» **INFORMATION SHOWN**:

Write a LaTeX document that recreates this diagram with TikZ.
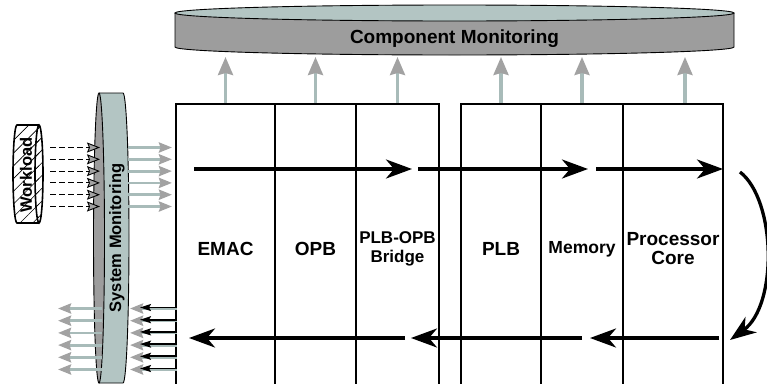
\documentclass[tikz,border=0pt]{standalone}
\usepackage{fontspec}
\setmainfont{Liberation Sans}
\usetikzlibrary{arrows.meta,patterns.meta}

\definecolor{monface}{HTML}{B3C5C3}
\definecolor{monbody}{HTML}{9D9D9D}
\definecolor{shaft}{HTML}{A8BBB9}
\definecolor{tipgray}{HTML}{A2A2A2}

\begin{document}
\begin{tikzpicture}[x=1pt,y=-1pt,>=latex,
    cell/.style={draw,line width=2.8pt,minimum width=#1,minimum height=290pt,inner sep=0pt,
        align=center,font=\bfseries\fontsize{19}{19}\selectfont},
    monlabel/.style={inner sep=0pt,font=\bfseries\fontsize{16.5}{16}\selectfont},
    flow/.style={line width=3.3pt,-{Stealth[length=26pt,width=19pt,inset=8pt]}},
    uparrow/.style={shaft,line width=3.2pt,-{Stealth[length=18pt,width=15pt,inset=2pt,color=tipgray]}},
    feed/.style={shaft,line width=2.8pt,-{Stealth[length=13pt,width=10pt,inset=1.5pt,color=tipgray]}},
    retn/.style={line width=1.8pt,-{Stealth[length=11pt,width=7pt,inset=2pt]}},
    load/.style={line width=0.9pt,dash pattern=on 5.5pt off 3.5pt,
        -{Stealth[length=13pt,width=10pt,inset=2pt,fill=tipgray]}}]
    \useasboundingbox (0,0) rectangle (767,383);
    \clip (0,0) rectangle (767,383);

    % Component Monitoring
    \filldraw[fill=monbody,line width=0.9pt] (175,13) -- (175,47)
        arc[start angle=180,end angle=0,x radius=279.5,y radius=8] -- (734,13);
    \filldraw[fill=monface,line width=0.9pt] (454.5,13) ellipse[x radius=279.5,y radius=8];
    \node[monlabel,font=\bfseries\fontsize{19}{18}\selectfont] (compmon) at (454.5,39) {Component Monitoring};
    \coordinate (cmbase) at (454.5,57);

    % System Monitoring
    \filldraw[fill=monface,line width=0.9pt] (99,93) -- (123,93)
        arc[start angle=-90,end angle=90,x radius=6,y radius=145] -- (99,383);
    \filldraw[fill=monbody,line width=0.9pt] (99,238) ellipse[x radius=5.5,y radius=145];
    \node[monlabel,rotate=90] (sysmon) at (117,238) {System Monitoring};

    % Workload
    \draw[pattern={Lines[angle=45,distance=9pt,line width=0.6pt]},line width=1.6pt] (39,125) -- (17,125)
        arc[start angle=-90,end angle=-270,x radius=4,y radius=49] -- (39,223);
    \draw[pattern={Lines[angle=45,distance=9pt,line width=0.6pt]},line width=1.6pt] (39,174) ellipse[x radius=4,y radius=49];
    \node[monlabel,rotate=90] (workload) at (26,175) {Workload};

    % Components
    \node[cell=99pt]  (emac)   at (225.5,249) {EMAC};
    \node[cell=81pt]  (opb)    at (315.5,249) {OPB};
    \node[cell=83pt,font=\bfseries\fontsize{17}{19}\selectfont] (bridge) at (397.5,249) {PLB-OPB\\Bridge};
    \node[cell=80pt]  (plb)    at (501,249)   {PLB};
    \node[cell=82pt,font=\bfseries\fontsize{17.5}{17}\selectfont] (memory) at (582,249) {Memory};
    \node[cell=100pt] (core)   at (673,249)   {Processor\\Core};

    % Monitor taps
    \foreach \n in {emac,opb,bridge,plb,memory}
        \draw[uparrow] (\n.north) -- (\n.north |- cmbase);
    \draw[uparrow] ([xshift=12pt]core.north) -- ([xshift=12pt]core.north |- cmbase);

    % Request and response path
    \coordinate (f1) at (194,169);
    \coordinate (f2) at (412,169);
    \coordinate (f3) at (418,169);
    \coordinate (f4) at (588,169);
    \coordinate (f5) at (596,169);
    \coordinate (f6) at (723,169);
    \coordinate (b1) at (719,338);
    \coordinate (b2) at (590,338);
    \coordinate (b3) at (582,338);
    \coordinate (b4) at (411,338);
    \coordinate (b5) at (405,338);
    \coordinate (b6) at (189,338);
    \coordinate (turn1) at (740,172);
    \coordinate (turn2) at (730,340);
    \draw[flow] (f1) -- (f2);
    \draw[flow] (f3) -- (f4);
    \draw[flow] (f5) -- (f6);
    \draw[flow] (turn1) .. controls (776,200) and (778,305) .. (turn2);
    \draw[flow] (b1) -- (b2);
    \draw[flow] (b3) -- (b4);
    \draw[flow] (b5) -- (b6);

    % Workload feed
    \foreach \i in {0,...,5} {
        \path (50,{147.5+11.8*\i}) coordinate (w\i) (100,{147.5+11.8*\i}) coordinate (s\i)
              (128,{147.5+11.8*\i}) coordinate (m\i) (172,{147.5+11.8*\i}) coordinate (e\i);
        \draw[load] (w\i) -- (s\i);
        \draw[feed] (m\i) -- (e\i);
    }

    % Responses out
    \foreach \i in {0,...,5} {
        \path (177,{308.5+12.2*\i}) coordinate (o\i) (130,{308.5+12.2*\i}) coordinate (p\i)
              (177,{307.5+12.2*\i}) coordinate (q\i) (140,{307.5+12.2*\i}) coordinate (t\i)
              (102,{308.5+12.2*\i}) coordinate (u\i) (58,{308.5+12.2*\i}) coordinate (v\i);
        \draw[feed] (o\i) -- (p\i);
        \draw[retn] (q\i) -- (t\i);
        \draw[feed] (u\i) -- (v\i);
    }
\end{tikzpicture}
\end{document}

» **PROBLEM TO SOLVE**:
Reproduce each line word for word and drop the pictures.

» **FINAL ANSWER**:
Write a LaTeX document that recreates this diagram with TikZ.
\documentclass[tikz,border=0pt]{standalone}
\usepackage{fontspec}
\setmainfont{Liberation Sans}
\usetikzlibrary{arrows.meta,patterns.meta}

\definecolor{monface}{HTML}{B3C5C3}
\definecolor{monbody}{HTML}{9D9D9D}
\definecolor{shaft}{HTML}{A8BBB9}
\definecolor{tipgray}{HTML}{A2A2A2}

\begin{document}
\begin{tikzpicture}[x=1pt,y=-1pt,>=latex,
    cell/.style={draw,line width=2.8pt,minimum width=#1,minimum height=290pt,inner sep=0pt,
        align=center,font=\bfseries\fontsize{19}{19}\selectfont},
    monlabel/.style={inner sep=0pt,font=\bfseries\fontsize{16.5}{16}\selectfont},
    flow/.style={line width=3.3pt,-{Stealth[length=26pt,width=19pt,inset=8pt]}},
    uparrow/.style={shaft,line width=3.2pt,-{Stealth[length=18pt,width=15pt,inset=2pt,color=tipgray]}},
    feed/.style={shaft,line width=2.8pt,-{Stealth[length=13pt,width=10pt,inset=1.5pt,color=tipgray]}},
    retn/.style={line width=1.8pt,-{Stealth[length=11pt,width=7pt,inset=2pt]}},
    load/.style={line width=0.9pt,dash pattern=on 5.5pt off 3.5pt,
        -{Stealth[length=13pt,width=10pt,inset=2pt,fill=tipgray]}}]
    \useasboundingbox (0,0) rectangle (767,383);
    \clip (0,0) rectangle (767,383);

    % Component Monitoring
    \filldraw[fill=monbody,line width=0.9pt] (175,13) -- (175,47)
        arc[start angle=180,end angle=0,x radius=279.5,y radius=8] -- (734,13);
    \filldraw[fill=monface,line width=0.9pt] (454.5,13) ellipse[x radius=279.5,y radius=8];
    \node[monlabel,font=\bfseries\fontsize{19}{18}\selectfont] (compmon) at (454.5,39) {Component Monitoring};
    \coordinate (cmbase) at (454.5,57);

    % System Monitoring
    \filldraw[fill=monface,line width=0.9pt] (99,93) -- (123,93)
        arc[start angle=-90,end angle=90,x radius=6,y radius=145] -- (99,383);
    \filldraw[fill=monbody,line width=0.9pt] (99,238) ellipse[x radius=5.5,y radius=145];
    \node[monlabel,rotate=90] (sysmon) at (117,238) {System Monitoring};

    % Workload
    \draw[pattern={Lines[angle=45,distance=9pt,line width=0.6pt]},line width=1.6pt] (39,125) -- (17,125)
        arc[start angle=-90,end angle=-270,x radius=4,y radius=49] -- (39,223);
    \draw[pattern={Lines[angle=45,distance=9pt,line width=0.6pt]},line width=1.6pt] (39,174) ellipse[x radius=4,y radius=49];
    \node[monlabel,rotate=90] (workload) at (26,175) {Workload};

    % Components
    \node[cell=99pt]  (emac)   at (225.5,249) {EMAC};
    \node[cell=81pt]  (opb)    at (315.5,249) {OPB};
    \node[cell=83pt,font=\bfseries\fontsize{17}{19}\selectfont] (bridge) at (397.5,249) {PLB-OPB\\Bridge};
    \node[cell=80pt]  (plb)    at (501,249)   {PLB};
    \node[cell=82pt,font=\bfseries\fontsize{17.5}{17}\selectfont] (memory) at (582,249) {Memory};
    \node[cell=100pt] (core)   at (673,249)   {Processor\\Core};

    % Monitor taps
    \foreach \n in {emac,opb,bridge,plb,memory}
        \draw[uparrow] (\n.north) -- (\n.north |- cmbase);
    \draw[uparrow] ([xshift=12pt]core.north) -- ([xshift=12pt]core.north |- cmbase);

    % Request and response path
    \coordinate (f1) at (194,169);
    \coordinate (f2) at (412,169);
    \coordinate (f3) at (418,169);
    \coordinate (f4) at (588,169);
    \coordinate (f5) at (596,169);
    \coordinate (f6) at (723,169);
    \coordinate (b1) at (719,338);
    \coordinate (b2) at (590,338);
    \coordinate (b3) at (582,338);
    \coordinate (b4) at (411,338);
    \coordinate (b5) at (405,338);
    \coordinate (b6) at (189,338);
    \coordinate (turn1) at (740,172);
    \coordinate (turn2) at (730,340);
    \draw[flow] (f1) -- (f2);
    \draw[flow] (f3) -- (f4);
    \draw[flow] (f5) -- (f6);
    \draw[flow] (turn1) .. controls (776,200) and (778,305) .. (turn2);
    \draw[flow] (b1) -- (b2);
    \draw[flow] (b3) -- (b4);
    \draw[flow] (b5) -- (b6);

    % Workload feed
    \foreach \i in {0,...,5} {
        \path (50,{147.5+11.8*\i}) coordinate (w\i) (100,{147.5+11.8*\i}) coordinate (s\i)
              (128,{147.5+11.8*\i}) coordinate (m\i) (172,{147.5+11.8*\i}) coordinate (e\i);
        \draw[load] (w\i) -- (s\i);
        \draw[feed] (m\i) -- (e\i);
    }

    % Responses out
    \foreach \i in {0,...,5} {
        \path (177,{308.5+12.2*\i}) coordinate (o\i) (130,{308.5+12.2*\i}) coordinate (p\i)
              (177,{307.5+12.2*\i}) coordinate (q\i) (140,{307.5+12.2*\i}) coordinate (t\i)
              (102,{308.5+12.2*\i}) coordinate (u\i) (58,{308.5+12.2*\i}) coordinate (v\i);
        \draw[feed] (o\i) -- (p\i);
        \draw[retn] (q\i) -- (t\i);
        \draw[feed] (u\i) -- (v\i);
    }
\end{tikzpicture}
\end{document}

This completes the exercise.